Let’s get the values of that smoother, which uses local regression, to estimate the episodes value.

# Get estimates for episodes
smooth_vals = predict(loess(episodes ~ screentime, data = screentimes), screentimes$screentime)

# Input in dataframe
screentimes$pred_episodes <- smooth_vals

# Replace NAs with the predictions
screentimes$episodes[is.na(screentimes$episodes)] <- screentimes$pred_episodes[is.na(screentimes$episodes)]

Great, we’re all set for some exploratory analysis!

Exploratory analysis

We’ll start by focusing on gender. How many characters of each gender are included in this dataset?

ggplot(screentimes) +
  geom_bar(aes(x = gender, fill = gender)) +
  labs(x = '', y = '', title = 'Number of Characters by Gender') +
  guides(fill = FALSE)

Wow, there are 137 men characters and only 54 women!

Total Screentime

We’ll start by looking at the top characters by screentime.

Tyrion has had the most screentime, which is awesome. He has more than 90 minutes more screentime than his sister Cersei. Let’s now see which characters have been in the most episodes – I supoose the graph will look similar.

Tyrion has been present in the most episodes, followed by Cersei and Jon Snow. Now let’s group the data by gender and calculate the cumulative screentime for men and women.

These plots seem to suggest that men dominate the show. We have to remember, however, that there are many more men in the show than women. Think of that what you will. It is still an interesting data problem.

It would be useful for us to look at the distribution of screentime for men and women in the show.

# Plot distribution of screentime
ggplot(screentimes) +
  geom_density(aes(x = screentime, color = gender)) +
  labs(x = "Screentime in Minutes", y = "Density", color = "Gender")

As we can see in the density plot above, the distribution is skewed to the left. There are many supporting characters with only a few minutes of screentime, and a few main characters that get most of the screentime. This is what we would expect.

Let’s also look at the CDFs of these distributions.

# Plot distribution of screentime
ggplot(screentimes) +
  stat_ecdf(aes(x = screentime, color = gender)) +
  scale_x_continuous(breaks = seq(0, 300, 60)) +
  labs(x = "Screentime in Minutes", y = "", title = "CDF of Screentime", color = "Gender")

The distribution of screentime is quite similar for men and women. In fact, the percentage of women with 90-210 minutes of screentime is slightly higher than the percentage of men with that much screentime. This is also partially due to the fact that there is a longer list of men in the character list.

Screentime per episode

We all know Game of Thrones likes to kill characters off. We might therefore want to look at screentime per episode for each character. The Looker analysis did a good job of this. Let’s go ahead and create the screentime_per_episode variable.

screentimes <- screentimes %>%
  mutate(screentime_per_episode = screentime / episodes)

Now let’s plot the distribution of this new variable.

# Plot distribution of screentime
ggplot(screentimes) +
  geom_density(aes(x = screentime_per_episode, color = gender)) +
  labs(x = "Screentime Per Episode in Minutes", y = "Density", color = "Gender")

The distributions look slightly more gaussian in shape, but are still skewed to the right.

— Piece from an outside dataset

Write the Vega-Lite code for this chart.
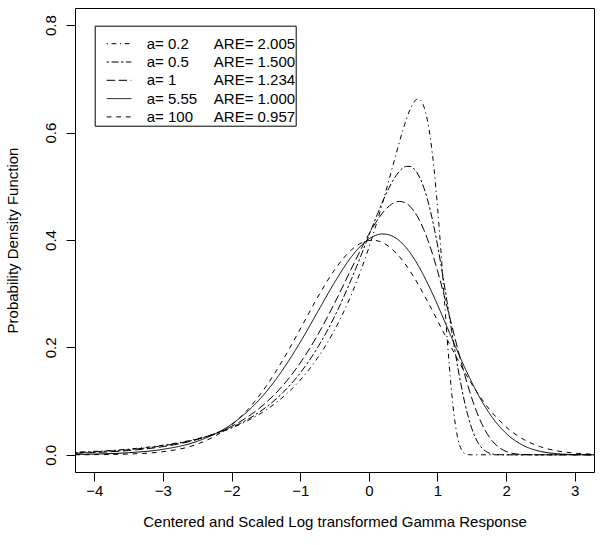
{
  "$schema": "https://vega.github.io/schema/vega-lite/v6.json",
  "width": 519,
  "height": 464,
  "autosize": {"type": "none"},
  "padding": {"left": 75, "top": 8, "right": 6, "bottom": 73},
  "background": "white",
  "config": {
    "view": {"stroke": "black", "strokeWidth": 1},
    "font": "Liberation Sans",
    "axis": {"grid": false, "domain": false, "tickColor": "black", "tickWidth": 1, "tickSize": 9, "labelColor": "black", "labelFontSize": 15, "titleColor": "black", "titleFontSize": 15, "titleFontWeight": "normal", "labelFlush": false, "labelOverlap": false}
  },
  "data": {
    "values": [
      {"a": "0.2", "x": -4.28, "y": 0.0048}, {"a": "0.2", "x": -4, "y": 0.0064}, {"a": "0.2", "x": -3.5, "y": 0.0107}, {"a": "0.2", "x": -3, "y": 0.0179}, {"a": "0.2", "x": -2.5, "y": 0.0299}, {"a": "0.2", "x": -2, "y": 0.0499}, {"a": "0.2", "x": -1.75, "y": 0.0645}, {"a": "0.2", "x": -1.5, "y": 0.0833}, {"a": "0.2", "x": -1.25, "y": 0.1076}, {"a": "0.2", "x": -1, "y": 0.1391}, {"a": "0.2", "x": -0.75, "y": 0.1797}, {"a": "0.2", "x": -0.5, "y": 0.2321}, {"a": "0.2", "x": -0.25, "y": 0.2996}, {"a": "0.2", "x": 0, "y": 0.3857}, {"a": "0.2", "x": 0.1, "y": 0.4258}, {"a": "0.2", "x": 0.2, "y": 0.4692}, {"a": "0.2", "x": 0.3, "y": 0.5149}, {"a": "0.2", "x": 0.4, "y": 0.5616}, {"a": "0.2", "x": 0.5, "y": 0.6061}, {"a": "0.2", "x": 0.6, "y": 0.6428}, {"a": "0.2", "x": 0.65, "y": 0.6553}, {"a": "0.2", "x": 0.7, "y": 0.6619}, {"a": "0.2", "x": 0.75, "y": 0.6606}, {"a": "0.2", "x": 0.8, "y": 0.6491}, {"a": "0.2", "x": 0.85, "y": 0.6251}, {"a": "0.2", "x": 0.9, "y": 0.5865}, {"a": "0.2", "x": 0.95, "y": 0.5322}, {"a": "0.2", "x": 1.0, "y": 0.4624}, {"a": "0.2", "x": 1.05, "y": 0.3798}, {"a": "0.2", "x": 1.1, "y": 0.2902}, {"a": "0.2", "x": 1.15, "y": 0.2020}, {"a": "0.2", "x": 1.2, "y": 0.1245}, {"a": "0.2", "x": 1.25, "y": 0.0657}, {"a": "0.2", "x": 1.3, "y": 0.0283}, {"a": "0.2", "x": 1.35, "y": 0.0094}, {"a": "0.2", "x": 1.4, "y": 0.0022}, {"a": "0.2", "x": 1.45, "y": 0.0003}, {"a": "0.2", "x": 1.5, "y": 0.0}, {"a": "0.2", "x": 1.6, "y": 0.0}, {"a": "0.2", "x": 2.0, "y": 0.0}, {"a": "0.2", "x": 2.5, "y": 0.0}, {"a": "0.2", "x": 3.0, "y": 0.0}, {"a": "0.2", "x": 3.28, "y": 0.0},

      {"a": "0.5", "x": -4.28, "y": 0.0040}, {"a": "0.5", "x": -4, "y": 0.0055}, {"a": "0.5", "x": -3.5, "y": 0.0096}, {"a": "0.5", "x": -3, "y": 0.0168}, {"a": "0.5", "x": -2.5, "y": 0.0292}, {"a": "0.5", "x": -2, "y": 0.0508}, {"a": "0.5", "x": -1.75, "y": 0.0670}, {"a": "0.5", "x": -1.5, "y": 0.0883}, {"a": "0.5", "x": -1.25, "y": 0.1161}, {"a": "0.5", "x": -1, "y": 0.1523}, {"a": "0.5", "x": -0.75, "y": 0.1988}, {"a": "0.5", "x": -0.5, "y": 0.2573}, {"a": "0.5", "x": -0.25, "y": 0.3282}, {"a": "0.5", "x": 0, "y": 0.4081}, {"a": "0.5", "x": 0.1, "y": 0.4404}, {"a": "0.5", "x": 0.2, "y": 0.4711}, {"a": "0.5", "x": 0.3, "y": 0.4985}, {"a": "0.5", "x": 0.4, "y": 0.5205}, {"a": "0.5", "x": 0.5, "y": 0.5343}, {"a": "0.5", "x": 0.55, "y": 0.5372}, {"a": "0.5", "x": 0.6, "y": 0.5370}, {"a": "0.5", "x": 0.7, "y": 0.5257}, {"a": "0.5", "x": 0.8, "y": 0.4979}, {"a": "0.5", "x": 0.9, "y": 0.4526}, {"a": "0.5", "x": 1.0, "y": 0.3908}, {"a": "0.5", "x": 1.1, "y": 0.3165}, {"a": "0.5", "x": 1.2, "y": 0.2366}, {"a": "0.5", "x": 1.3, "y": 0.1600}, {"a": "0.5", "x": 1.4, "y": 0.0955}, {"a": "0.5", "x": 1.5, "y": 0.0488}, {"a": "0.5", "x": 1.6, "y": 0.0205}, {"a": "0.5", "x": 1.7, "y": 0.0068}, {"a": "0.5", "x": 1.8, "y": 0.0016}, {"a": "0.5", "x": 1.9, "y": 0.0003}, {"a": "0.5", "x": 2.0, "y": 0.0}, {"a": "0.5", "x": 2.5, "y": 0.0}, {"a": "0.5", "x": 3.0, "y": 0.0}, {"a": "0.5", "x": 3.28, "y": 0.0},

      {"a": "1", "x": -4.28, "y": 0.0030}, {"a": "1", "x": -4, "y": 0.0042}, {"a": "1", "x": -3.5, "y": 0.0080}, {"a": "1", "x": -3, "y": 0.0152}, {"a": "1", "x": -2.5, "y": 0.0285}, {"a": "1", "x": -2, "y": 0.0530}, {"a": "1", "x": -1.75, "y": 0.0719}, {"a": "1", "x": -1.5, "y": 0.0969}, {"a": "1", "x": -1.25, "y": 0.1294}, {"a": "1", "x": -1, "y": 0.1709}, {"a": "1", "x": -0.75, "y": 0.2221}, {"a": "1", "x": -0.5, "y": 0.2821}, {"a": "1", "x": -0.25, "y": 0.3477}, {"a": "1", "x": 0, "y": 0.4107}, {"a": "1", "x": 0.1, "y": 0.4324}, {"a": "1", "x": 0.2, "y": 0.4505}, {"a": "1", "x": 0.3, "y": 0.4637}, {"a": "1", "x": 0.4, "y": 0.4709}, {"a": "1", "x": 0.45, "y": 0.4718}, {"a": "1", "x": 0.5, "y": 0.4708}, {"a": "1", "x": 0.6, "y": 0.4626}, {"a": "1", "x": 0.7, "y": 0.4455}, {"a": "1", "x": 0.8, "y": 0.4195}, {"a": "1", "x": 0.9, "y": 0.3849}, {"a": "1", "x": 1.0, "y": 0.3429}, {"a": "1", "x": 1.1, "y": 0.2955}, {"a": "1", "x": 1.2, "y": 0.2452}, {"a": "1", "x": 1.3, "y": 0.1948}, {"a": "1", "x": 1.4, "y": 0.1474}, {"a": "1", "x": 1.5, "y": 0.1055}, {"a": "1", "x": 1.6, "y": 0.0709}, {"a": "1", "x": 1.7, "y": 0.0443}, {"a": "1", "x": 1.8, "y": 0.0255}, {"a": "1", "x": 1.9, "y": 0.0134}, {"a": "1", "x": 2.0, "y": 0.0063}, {"a": "1", "x": 2.1, "y": 0.0026}, {"a": "1", "x": 2.25, "y": 0.0006}, {"a": "1", "x": 2.5, "y": 0.0}, {"a": "1", "x": 3.0, "y": 0.0}, {"a": "1", "x": 3.28, "y": 0.0},

      {"a": "5.55", "x": -4.28, "y": 0.0008}, {"a": "5.55", "x": -4, "y": 0.0014}, {"a": "5.55", "x": -3.5, "y": 0.0039}, {"a": "5.55", "x": -3, "y": 0.0102}, {"a": "5.55", "x": -2.5, "y": 0.0251}, {"a": "5.55", "x": -2, "y": 0.0570}, {"a": "5.55", "x": -1.75, "y": 0.0827}, {"a": "5.55", "x": -1.5, "y": 0.1165}, {"a": "5.55", "x": -1.25, "y": 0.1591}, {"a": "5.55", "x": -1, "y": 0.2095}, {"a": "5.55", "x": -0.75, "y": 0.2652}, {"a": "5.55", "x": -0.5, "y": 0.3208}, {"a": "5.55", "x": -0.25, "y": 0.3693}, {"a": "5.55", "x": 0, "y": 0.4019}, {"a": "5.55", "x": 0.1, "y": 0.4087}, {"a": "5.55", "x": 0.2, "y": 0.4113}, {"a": "5.55", "x": 0.3, "y": 0.4094}, {"a": "5.55", "x": 0.4, "y": 0.4030}, {"a": "5.55", "x": 0.5, "y": 0.3919}, {"a": "5.55", "x": 0.6, "y": 0.3764}, {"a": "5.55", "x": 0.7, "y": 0.3568}, {"a": "5.55", "x": 0.8, "y": 0.3336}, {"a": "5.55", "x": 0.9, "y": 0.3076}, {"a": "5.55", "x": 1.0, "y": 0.2794}, {"a": "5.55", "x": 1.1, "y": 0.2498}, {"a": "5.55", "x": 1.2, "y": 0.2198}, {"a": "5.55", "x": 1.3, "y": 0.1901}, {"a": "5.55", "x": 1.4, "y": 0.1616}, {"a": "5.55", "x": 1.5, "y": 0.1348}, {"a": "5.55", "x": 1.6, "y": 0.1102}, {"a": "5.55", "x": 1.7, "y": 0.0884}, {"a": "5.55", "x": 1.8, "y": 0.0693}, {"a": "5.55", "x": 2.0, "y": 0.0399}, {"a": "5.55", "x": 2.25, "y": 0.0174}, {"a": "5.55", "x": 2.5, "y": 0.0064}, {"a": "5.55", "x": 2.75, "y": 0.0020}, {"a": "5.55", "x": 3.0, "y": 0.0005}, {"a": "5.55", "x": 3.28, "y": 0.0001},

      {"a": "100", "x": -4.28, "y": 0.0001}, {"a": "100", "x": -4, "y": 0.0003}, {"a": "100", "x": -3.5, "y": 0.0014}, {"a": "100", "x": -3, "y": 0.0058}, {"a": "100", "x": -2.5, "y": 0.0198}, {"a": "100", "x": -2, "y": 0.0555}, {"a": "100", "x": -1.75, "y": 0.0862}, {"a": "100", "x": -1.5, "y": 0.1269}, {"a": "100", "x": -1.25, "y": 0.1771}, {"a": "100", "x": -1, "y": 0.2340}, {"a": "100", "x": -0.75, "y": 0.2922}, {"a": "100", "x": -0.5, "y": 0.3442}, {"a": "100", "x": -0.25, "y": 0.3821}, {"a": "100", "x": -0.1, "y": 0.3951}, {"a": "100", "x": 0, "y": 0.3991}, {"a": "100", "x": 0.05, "y": 0.3996}, {"a": "100", "x": 0.1, "y": 0.3991}, {"a": "100", "x": 0.2, "y": 0.3951}, {"a": "100", "x": 0.3, "y": 0.3871}, {"a": "100", "x": 0.4, "y": 0.3755}, {"a": "100", "x": 0.5, "y": 0.3604}, {"a": "100", "x": 0.6, "y": 0.3423}, {"a": "100", "x": 0.7, "y": 0.3216}, {"a": "100", "x": 0.8, "y": 0.2990}, {"a": "100", "x": 0.9, "y": 0.2750}, {"a": "100", "x": 1.0, "y": 0.2502}, {"a": "100", "x": 1.1, "y": 0.2251}, {"a": "100", "x": 1.2, "y": 0.2003}, {"a": "100", "x": 1.3, "y": 0.1762}, {"a": "100", "x": 1.4, "y": 0.1532}, {"a": "100", "x": 1.5, "y": 0.1317}, {"a": "100", "x": 1.6, "y": 0.1120}, {"a": "100", "x": 1.7, "y": 0.0940}, {"a": "100", "x": 1.8, "y": 0.0781}, {"a": "100", "x": 2.0, "y": 0.0519}, {"a": "100", "x": 2.25, "y": 0.0291}, {"a": "100", "x": 2.5, "y": 0.0150}, {"a": "100", "x": 2.75, "y": 0.0072}, {"a": "100", "x": 3.0, "y": 0.0032}, {"a": "100", "x": 3.28, "y": 0.0011}
    ]
  },
  "mark": {"type": "line", "interpolate": "monotone", "color": "black", "strokeWidth": 1, "clip": true},
  "encoding": {
    "x": {
      "field": "x", "type": "quantitative",
      "scale": {"domain": [-4.28, 3.28], "nice": false, "zero": false},
      "axis": {"values": [-4, -3, -2, -1, 0, 1, 2, 3], "labelBaseline": "alphabetic", "labelPadding": 14, "title": "Centered and Scaled Log transformed Gamma Response", "titleBaseline": "alphabetic", "titleY": 54}
    },
    "y": {
      "field": "y", "type": "quantitative",
      "scale": {"domain": [-0.032, 0.832], "nice": false, "zero": false},
      "axis": {"values": [0, 0.2, 0.4, 0.6, 0.8], "format": ".1f", "labelAngle": 270, "labelAlign": "center", "labelBaseline": "alphabetic", "labelPadding": 11, "title": "Probability Density Function", "titleAngle": 270, "titleAlign": "center", "titleBaseline": "alphabetic", "titleX": -58, "titleY": 232}
    },
    "strokeDash": {
      "field": "a", "type": "nominal",
      "scale": {"domain": ["0.2", "0.5", "1", "5.55", "100"], "range": [[1.2, 3.6, 4.8, 3.6], [2.4, 2.4, 7.2, 2.4], [8.4, 3.6], [1, 0], [4.8, 4.8]]},
      "legend": {
        "orient": "none", "legendX": 19.7, "legendY": 17.7,
        "title": "\u00a0", "titleFontSize": 9, "titlePadding": 0,
        "strokeColor": "black", "padding": 0,
        "symbolType": "M-1.45,0H1.45", "symbolSize": 289, "symbolStrokeWidth": 1, "symbolStrokeColor": "black",
        "symbolOffset": 15.3, "labelOffset": 18.7, "rowPadding": 1.3,
        "labelFontSize": 15, "labelColor": "black", "labelLimit": 400,
        "labelExpr": "datum.label == '0.2' ? 'a= 0.2\u00a0\u00a0\u00a0\u00a0\u00a0\u00a0ARE= 2.005\u00a0' : datum.label == '0.5' ? 'a= 0.5\u00a0\u00a0\u00a0\u00a0\u00a0\u00a0ARE= 1.500\u00a0' : datum.label == '1' ? 'a= 1\u00a0\u00a0\u00a0\u00a0\u00a0\u00a0\u00a0\u00a0\u00a0ARE= 1.234\u00a0' : datum.label == '5.55' ? 'a= 5.55\u00a0\u00a0\u00a0\u00a0ARE= 1.000\u00a0' : 'a= 100\u00a0\u00a0\u00a0\u00a0\u00a0ARE= 0.957\u00a0'"
      }
    }
  }
}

The distribution for men is shifted slightly to the left, however the main female characters still make up for it. Let’s take a look at the CDFs.

# Plot distribution of screentime
ggplot(screentimes) +
  stat_ecdf(aes(x = screentime_per_episode, color = gender)) +
  labs(x = "Screentime in Minutes", y = "", title = "CDF of Screentime", color = "Gender")

The distributions are quite similar, as we’ve just seen. Let’s look at average screentime per episode for both men and women.

As we can see in these graphs, the average and median screentime per episode is quite similar for men and women in the show. Let’s sort our characters by screentime_per_episode.

Wow. Hey Ned Stark! He doesn’t appear in many episodes, but he features heavily when he does. John Snow and Tyrion both tend to dominate episodes they appear in (when alive). It’s also interesting to see characters like Mancy Rayder and Oberyn Martell in this list above characters like Arya and Cersei.

Conclusions and next steps

Screentime is not quite distributed equally between men and women in Game of Thrones, which is due in part to the fact that there are so many more male characters in the show. The women that are featured do get a fair amount of screentime and are featured in as many episodes as the men.

In the future I’ll estimate the effect that gender has on screentime and episodes, and I’ll break down screntime by house (i.e. Lannister, Stark, Baratheon, Targaryen)!